Cheung, 36, who has more than 60 film credits, added: “On a more personal level, I am very concerned about the Internet because when I look up ’Maggie Cheung’ on the Internet I see about 25 sites on my work, or photos of me, even clips from my films which I didn’t even know about and nobody even asked me if I would allow this to be put onto a site.

“I think this will grow more and more serious because of the Internet and new technology”, she said. “We need to put a stop to this or at least have some kind of legal rights protection of artists of how this is going to be in the future because it will be bigger and bigger and never stop unless there is some law.”

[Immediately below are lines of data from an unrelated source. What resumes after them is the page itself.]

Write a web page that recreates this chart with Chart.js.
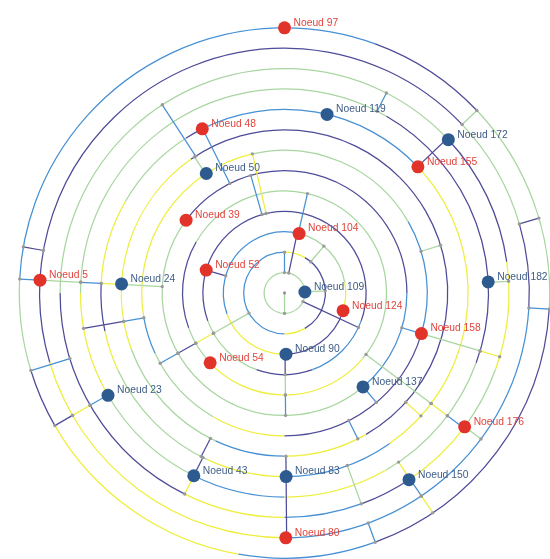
<!DOCTYPE html>
<html>
<head>
<meta charset="utf-8">
<script src="https://cdn.jsdelivr.net/npm/chart.js@4"></script>
<style>
  html, body { margin: 0; padding: 0; background: #fff; }
  #wrap { width: 550px; height: 559px; }
</style>
</head>
<body>
<div id="wrap"><canvas id="tree"></canvas></div>
<script>
// labelled nodes: ring number (0 = root) and angle in degrees, counter-clockwise from east
const nodeNames = ['Noeud 97', 'Noeud 119', 'Noeud 172', 'Noeud 155', 'Noeud 48', 'Noeud 50',
  'Noeud 39', 'Noeud 104', 'Noeud 52', 'Noeud 5', 'Noeud 24', 'Noeud 109', 'Noeud 124',
  'Noeud 182', 'Noeud 158', 'Noeud 54', 'Noeud 90', 'Noeud 137', 'Noeud 23', 'Noeud 176',
  'Noeud 43', 'Noeud 83', 'Noeud 150', 'Noeud 80'];
const nodeRings = [13, 9, 11, 9, 9, 7, 6, 3, 4, 12, 8, 1, 3, 10, 7, 5, 3, 6, 10, 11, 10, 9, 11, 12];
const nodeAngles = [90, 76.6, 43.1, 43.4, 116.6, 123.2, 143.5, 76.2, 163.7, 177, 176.8, 2.8, -16.8,
  3.1, -16.5, -136.8, -88.6, -50.1, -149.9, -36.6, -116.4, -89.5, -56.3, -89.7];
const nodeKinds = ['r', 'b', 'b', 'r', 'r', 'b', 'r', 'r', 'r', 'r', 'b', 'b', 'r',
  'b', 'r', 'r', 'b', 'b', 'b', 'r', 'b', 'b', 'b', 'r'];

// arcs along each ring: [ring, from angle, to angle, colour]
const ringArcs = [
  [1, 0, 360, 'G'],
  [2, 90, 270, 'B'], [2, 270, 300, 'Y'], [2, 300, 420, 'P'], [2, 60, 90, 'Y'],
  [3, 76, 200, 'B'], [3, 200, 268, 'Y'], [3, 268, 343, 'P'], [3, 343, 370, 'Y'], [3, 10, 76, 'G'],
  [4, 100, 200, 'P'], [4, 200, 250, 'G'], [4, 250, 290, 'P'], [4, 290, 340, 'B'], [4, 340, 460, 'P'],
  [5, 40, 150, 'G'], [5, 150, 200, 'P'], [5, 200, 223, 'G'], [5, 223, 320, 'Y'], [5, 320, 400, 'G'],
  [6, 60, 143.5, 'P'], [6, 143.5, 310, 'G'], [6, 310, 360, 'B'], [6, 0, 60, 'P'],
  [7, 343.5, 390, 'B'], [7, 30, 103, 'G'], [7, 103, 190, 'Y'], [7, 190, 205, 'B'], [7, 205, 240, 'G'],
  [7, 240, 270, 'Y'], [7, 270, 343.5, 'P'],
  [8, 45, 125, 'P'], [8, 125, 200, 'Y'], [8, 200, 245, 'G'], [8, 245, 270, 'B'], [8, 270, 300, 'Y'], [8, 300, 405, 'P'],
  [9, 43.4, 116.6, 'B'], [9, 116.6, 122.5, 'P'], [9, 122.5, 150, 'G'], [9, 150, 177, 'Y'], [9, 177, 192, 'P'],
  [9, 192, 205, 'Y'], [9, 205, 245, 'G'], [9, 245, 270, 'Y'], [9, 270, 305, 'B'], [9, 305, 403.4, 'Y'],
  [10, 60, 180, 'G'], [10, 180, 210, 'Y'], [10, 210, 243.6, 'G'], [10, 243.6, 270, 'B'], [10, 270, 300, 'Y'],
  [10, 300, 340, 'G'], [10, 340, 420, 'P'],
  [11, 43, 180, 'G'], [11, 180, 243.5, 'P'], [11, 243.5, 270, 'Y'], [11, 270, 290, 'B'], [11, 290, 303.7, 'P'],
  [11, 303.7, 323.4, 'Y'], [11, 323.4, 340, 'G'], [11, 340, 368, 'Y'], [11, 368, 403, 'P'],
  [12, 43.6, 196.5, 'P'], [12, 196.5, 270, 'Y'], [12, 270, 356.5, 'B'], [12, 356.5, 376.4, 'P'], [12, 376.4, 403.6, 'G'],
  [13, 70, 177, 'B'], [13, 177, 197, 'G'], [13, 197, 210, 'P'], [13, 210, 260, 'Y'], [13, 260, 290, 'B'],
  [13, 290, 356.5, 'P'], [13, 356.5, 403.4, 'G'], [13, 403.4, 430, 'P']
];

// radial links between rings: [angle, from ring, to ring, colour]
const radialLinks = [
  [90, 1, 2, 'B'], [-90, 0, 1, 'G'], [78, 1, 3, 'P'], [3, 1, 2, 'G'],
  [-89.5, 3, 4, 'P'], [-89.5, 4, 5, 'G'], [-89.5, 5, 6, 'B'], [-89.5, 8, 9, 'P'], [-89.5, 9, 12, 'P'],
  [177, 12, 13, 'B'], [177, 10, 12, 'G'], [177, 9, 10, 'B'], [177, 8, 9, 'Y'], [177, 6, 8, 'G'],
  [170, 12, 13, 'P'], [-163, 11, 13, 'B'],
  [-150, 10, 11, 'B'], [-150, 11, 12, 'Y'], [-150, 12, 13, 'P'],
  [43.5, 9, 11, 'P'], [43.5, 12, 13, 'G'], [16.4, 12, 13, 'P'], [-3.5, 12, 13, 'B'], [3, 10, 11, 'G'],
  [-70, 12, 13, 'B'],
  [-16.5, 6, 7, 'B'], [-16.5, 7, 10, 'G'], [-16.5, 10, 11, 'Y'],
  [-37, 5, 7, 'G'], [-37, 7, 9, 'G'], [-37, 9, 10, 'Y'], [-37, 10, 11, 'B'], [-36.6, 11, 12, 'G'],
  [-50, 6, 7, 'B'], [-25, 1, 4, 'P'],
  [-56, 10, 11, 'Y'], [-56, 11, 12, 'B'], [-56, 12, 13, 'Y'],
  [-116.4, 9, 10, 'P'], [-116.4, 10, 11, 'Y'],
  [-170, 7, 8, 'B'], [-170, 8, 10, 'P'],
  [-150.5, 2, 4, 'G'], [-150.5, 4, 5, 'Y'], [-150.5, 5, 6, 'P'], [-150.5, 6, 7, 'B'],
  [123, 8, 11, 'B'], [116.5, 6, 9, 'B'], [123.5, 7, 8, 'G'],
  [103, 4, 7, 'Y'], [106, 4, 6, 'B'], [77, 3, 5, 'B'], [63, 10, 11, 'B'], [17, 7, 8, 'G'],
  [50, 2, 3, 'G'], [163.7, 3, 4, 'P'],
  [-63.3, 7, 8, 'B'], [-117, 8, 9, 'P'], [-70, 9, 11, 'G'], [-42, 8, 9, 'Y']
];

const colours = { B: '#4690d4', P: '#4e4b98', G: '#a8d6a0', Y: '#eeee3c' };
const nodeColours = { r: '#e2332b', b: '#2e5b8f' };
const labelColours = { r: '#e0443c', b: '#3e5c86' };

const toRad = d => d * Math.PI / 180;
const polar = (ring, deg) => ({ x: ring * Math.cos(toRad(deg)), y: ring * Math.sin(toRad(deg)) });

const points = nodeNames.map((n, i) => polar(nodeRings[i], nodeAngles[i]));

const treePlugin = {
  id: 'radialTree',
  beforeDatasetsDraw(chart) {
    const ctx = chart.ctx;
    const xs = chart.scales.x, ys = chart.scales.y;
    const cx = xs.getPixelForValue(0), cy = ys.getPixelForValue(0);
    ctx.save();
    ctx.lineWidth = 1.25;
    ringArcs.forEach(([ring, a1, a2, c]) => {
      const r = xs.getPixelForValue(ring) - cx;
      ctx.strokeStyle = colours[c];
      ctx.beginPath();
      ctx.arc(cx, cy, r, -toRad(a1), -toRad(a2), true);
      ctx.stroke();
    });
    const ends = [];
    radialLinks.forEach(([deg, r1, r2, c]) => {
      const p1 = polar(r1, deg), p2 = polar(r2, deg);
      const x1 = xs.getPixelForValue(p1.x), y1 = ys.getPixelForValue(p1.y);
      const x2 = xs.getPixelForValue(p2.x), y2 = ys.getPixelForValue(p2.y);
      ctx.strokeStyle = colours[c];
      ctx.beginPath();
      ctx.moveTo(x1, y1);
      ctx.lineTo(x2, y2);
      ctx.stroke();
      ends.push([x1, y1], [x2, y2]);
    });
    ctx.fillStyle = '#9a9a9a';
    ends.forEach(([x, y]) => {
      ctx.beginPath();
      ctx.arc(x, y, 1.7, 0, Math.PI * 2);
      ctx.fill();
    });
    ctx.restore();
  },
  afterDatasetsDraw(chart) {
    const ctx = chart.ctx;
    const meta = chart.getDatasetMeta(0);
    ctx.save();
    ctx.font = '10.3px "Liberation Sans", Arial, sans-serif';
    ctx.textBaseline = 'middle';
    ctx.textAlign = 'left';
    meta.data.forEach((pt, i) => {
      ctx.fillStyle = labelColours[nodeKinds[i]];
      ctx.fillText(nodeNames[i], pt.x + 9, pt.y - 5);
    });
    ctx.restore();
  }
};

const ctx = document.getElementById('tree').getContext('2d');
const chart = new Chart(ctx, {
  type: 'scatter',
  data: {
    datasets: [{
      data: points,
      pointRadius: 6.5,
      pointHoverRadius: 6.5,
      pointBorderWidth: 0,
      pointBackgroundColor: nodeKinds.map(k => nodeColours[k]),
      pointBorderColor: nodeKinds.map(k => nodeColours[k]),
      clip: false
    }]
  },
  options: {
    responsive: true,
    maintainAspectRatio: false,
    animation: false,
    layout: { padding: 0, autoPadding: false },
    plugins: { legend: { display: false }, tooltip: { enabled: false } },
    scales: {
      x: { type: 'linear', display: false, min: -284.5 / 20.4, max: 265.5 / 20.4 },
      y: { type: 'linear', display: false, min: -266 / 20.4, max: 293 / 20.4 }
    }
  },
  plugins: [treePlugin]
});
</script>
</body>
</html>
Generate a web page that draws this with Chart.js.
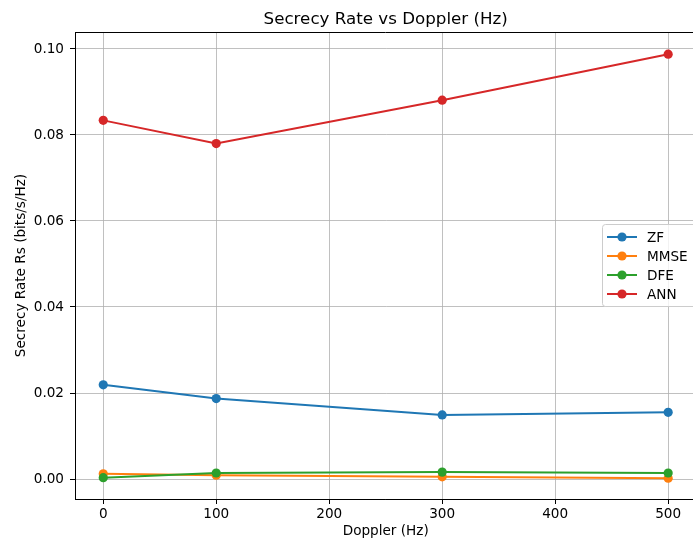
<!DOCTYPE html>
<html>
<head>
<meta charset="utf-8">
<script src="https://cdn.jsdelivr.net/npm/chart.js@4/dist/chart.umd.min.js"></script>
<style>
  html, body { margin: 0; padding: 0; background: #fff; overflow: hidden; }
  #wrap { width: 701px; height: 541px; }
</style>
</head>
<body>
<div id="wrap"><canvas id="c" width="701" height="541"></canvas></div>
<script>
// Doppler shifts (Hz) and secrecy rate per equalizer
const dopplerHz = [0, 100, 300, 500];
const zfRate   = [0.0219, 0.0187, 0.0149, 0.0155];
const mmseRate = [0.0012, 0.0009, 0.0005, 0.0002];
const dfeRate  = [0.0003, 0.0014, 0.0016, 0.0014];
const annRate  = [0.0834, 0.0780, 0.0881, 0.0988];

const seriesNames = ['ZF', 'MMSE', 'DFE', 'ANN'];
const seriesColors = ['#1f77b4', '#ff7f0e', '#2ca02c', '#d62728'];

const xTicks = [0, 100, 200, 300, 400, 500];
const yTicks = [0.00, 0.02, 0.04, 0.06, 0.08, 0.10];

const FONT = 'DejaVu Sans';
const seriesValues = [zfRate, mmseRate, dfeRate, annRate];

const datasets = seriesNames.map((name, i) => ({
  label: name,
  data: dopplerHz.map((x, j) => ({ x: x, y: seriesValues[i][j] })),
  borderColor: seriesColors[i],
  backgroundColor: seriesColors[i],
  pointBackgroundColor: seriesColors[i],
  pointBorderWidth: 0,
  pointRadius: 4.6,
  pointHoverRadius: 4.6,
  borderWidth: 2,
  tension: 0,
  order: seriesNames.length - i   // later series drawn on top
}));

// Title, top/right frame and legend box
const decorations = {
  id: 'decorations',
  afterDraw(chart) {
    const ctx = chart.ctx;
    const a = chart.chartArea;
    ctx.save();
    // frame
    ctx.strokeStyle = '#000';
    ctx.lineWidth = 1;
    ctx.beginPath();
    ctx.moveTo(a.left, a.top + 0.5);
    ctx.lineTo(a.right - 0.5, a.top + 0.5);
    ctx.lineTo(a.right - 0.5, a.bottom);
    ctx.stroke();

    // title
    ctx.fillStyle = '#000';
    ctx.font = '16.7px "' + FONT + '"';
    ctx.textAlign = 'center';
    ctx.textBaseline = 'alphabetic';
    ctx.fillText('Secrecy Rate vs Doppler (Hz)', (a.left + a.right) / 2, 24);

    // legend
    const bx = 602, by = 224, bw = 100, bh = 82;
    ctx.fillStyle = 'rgba(255,255,255,0.8)';
    ctx.strokeStyle = '#cccccc';
    ctx.lineWidth = 1;
    ctx.beginPath();
    ctx.roundRect(bx + 0.5, by + 0.5, bw, bh, 3);
    ctx.fill();
    ctx.stroke();
    ctx.font = '13.6px "' + FONT + '"';
    ctx.textAlign = 'left';
    ctx.textBaseline = 'middle';
    seriesNames.forEach((name, i) => {
      const yy = 237 + i * 19;
      ctx.strokeStyle = seriesColors[i];
      ctx.lineWidth = 2;
      ctx.beginPath();
      ctx.moveTo(607, yy);
      ctx.lineTo(637, yy);
      ctx.stroke();
      ctx.fillStyle = seriesColors[i];
      ctx.beginPath();
      ctx.arc(622, yy, 4.6, 0, Math.PI * 2);
      ctx.fill();
      ctx.fillStyle = '#000';
      ctx.fillText(name, 647, yy + 1);
    });
    ctx.restore();
  }
};

const gridStyle = {
  color: '#b0b0b0',
  lineWidth: 0.8,
  tickLength: 5,
  tickColor: '#000',
  tickWidth: 1
};

new Chart(document.getElementById('c'), {
  type: 'line',
  data: { datasets: datasets },
  plugins: [decorations],
  options: {
    responsive: false,
    animation: false,
    devicePixelRatio: 1,
    layout: { padding: { top: 32, left: 0, right: 0, bottom: 0 } },
    plugins: {
      legend: { display: false },
      title: { display: false },
      tooltip: { enabled: false }
    },
    scales: {
      x: {
        type: 'linear',
        min: -25,
        max: 525,
        afterBuildTicks(s) { s.ticks = xTicks.map(v => ({ value: v })); },
        afterFit(s) { s.height = 42; },
        ticks: {
          color: '#000',
          font: { family: FONT, size: 13.6 },
          padding: 2,
          maxRotation: 0,
          autoSkip: false,
          callback: v => String(v)
        },
        grid: gridStyle,
        border: { color: '#000', width: 1 },
        title: {
          display: true,
          text: 'Doppler (Hz)',
          color: '#000',
          font: { family: FONT, size: 13.6 },
          padding: { top: 13, bottom: 1 }
        }
      },
      y: {
        type: 'linear',
        min: -0.00465,
        max: 0.10395,
        afterBuildTicks(s) { s.ticks = yTicks.map(v => ({ value: v })); },
        afterFit(s) { s.width = 75; },
        ticks: {
          color: '#000',
          font: { family: FONT, size: 13.6 },
          padding: 6,
          autoSkip: false,
          callback: v => v.toFixed(2)
        },
        grid: gridStyle,
        border: { color: '#000', width: 1 },
        title: {
          display: true,
          text: 'Secrecy Rate Rs (bits/s/Hz)',
          color: '#000',
          font: { family: FONT, size: 13.6 },
          padding: { top: 13, bottom: 1 }
        }
      }
    }
  }
});
</script>
</body>
</html>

Rinaldi, a tango legend, commented: “Even the performers with successful careers need basic rights.” Mboule said most African performers lacked contracts and received ridiculously low fees for appearing in Western films.
Negotiators from more than 100 countries are due to agree on the pact, but a similar effort failed in 1996. “One of the biggest pushes at this conference comes from the U.S. performers who are extremely concerned about moral rights in view of the kinds of infringements that they are already seeing taking place on the Internet of their images”, said Katherine Sand, FIA general secretary.

Diplomats say the United States and the European Union differ over whether the pact should include a blanket clause under which actors would transfer their rights to producers.

Performers are concerned to ensure that they are paid their so-called ‘residual rights’, when, works they appear in, are broadcast or shown outside their own countries.